New York This year’s hot holiday toys are high-tech — and low-priced.
From tiny remote-control cars from Mattel to nearly paper-thin electronic guitars and drums from WowWee Toys called Paper Jamz, technology is infused in many of this year’s projected hot toys. But that doesn’t mean the return of $100 price tag, which seems to have been for the most part banished since the recession.
Many techie toys are wallet-friendly at under $30.
Jim Silver, an analyst at Time to Play Magazine, which offers an influential list of hot toys each year, says toy prices overall have come down, but technology has gotten better. The highest-priced toy on the list is $69.99.
“This year’s toys are about great play tied in with value,” said Jim Silver. “Not necessarily the price point.”
A case in point: Paper Jamz, thin electronic instruments that offer three modes of play, including freestyle.

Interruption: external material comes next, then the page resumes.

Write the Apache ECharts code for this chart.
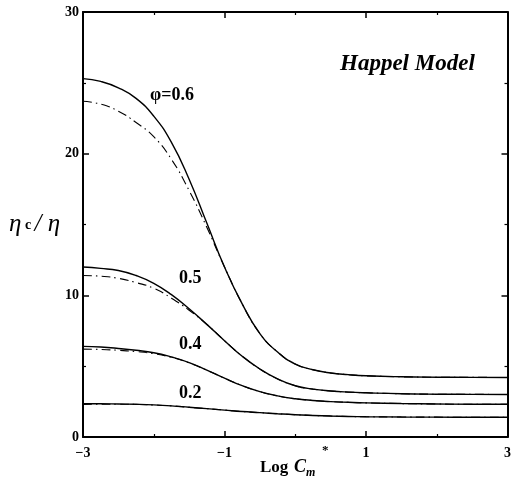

Silver said the toy’s $24.99 price point is impressive.
“It’s unbelievable value, a ton of toy for $20,” he said.
Silver said he and his team conduct research and analyst point-of-sale retail trends to develop their annual “Most Wanted” list, which was released Tuesday. Other tech-heavy toys that made the list:
• Spin Master’s Air Hogs Moto Frenzy, $24.99 4-inch remote-control motocross racing bikes.
• Mattel Inc.’s Hot Wheels remote control Stealth Rides, $24.99 remote control cars that are about the size of a deck of cards.
• Mattel Inc.’s Loopz game for $29.99 that uses motion detection technology as the basis for memory games.
• Hasbro Inc.’s Scrabble Flash, a $29.99 electronic game with five cubes with digital screens on them that click together to form words.
• VTech’s V.Reader, a $59.99 electronic-book reader for kids that works with VTech software.
• LeapFrog’s Leapster Explorer $69.99, an electronic device with games, e-books, a video recorder and other features.
Toys have been fairly resilient during the recession, and retailers are banking that toy sales will be strong. Toys R Us, for example, is opening up 600 temporary stores for the season and hiring 45,000 seasonal staffers. Other stores such as Sears are expanding their toy aisles.
Silver said if the stock market remains steady, he expects toy sales to rise 1 percent to 2 percent during the season compared with last year.
“The average price point of the toys has come down, but units will be up, so overall dollars should be up,” he said.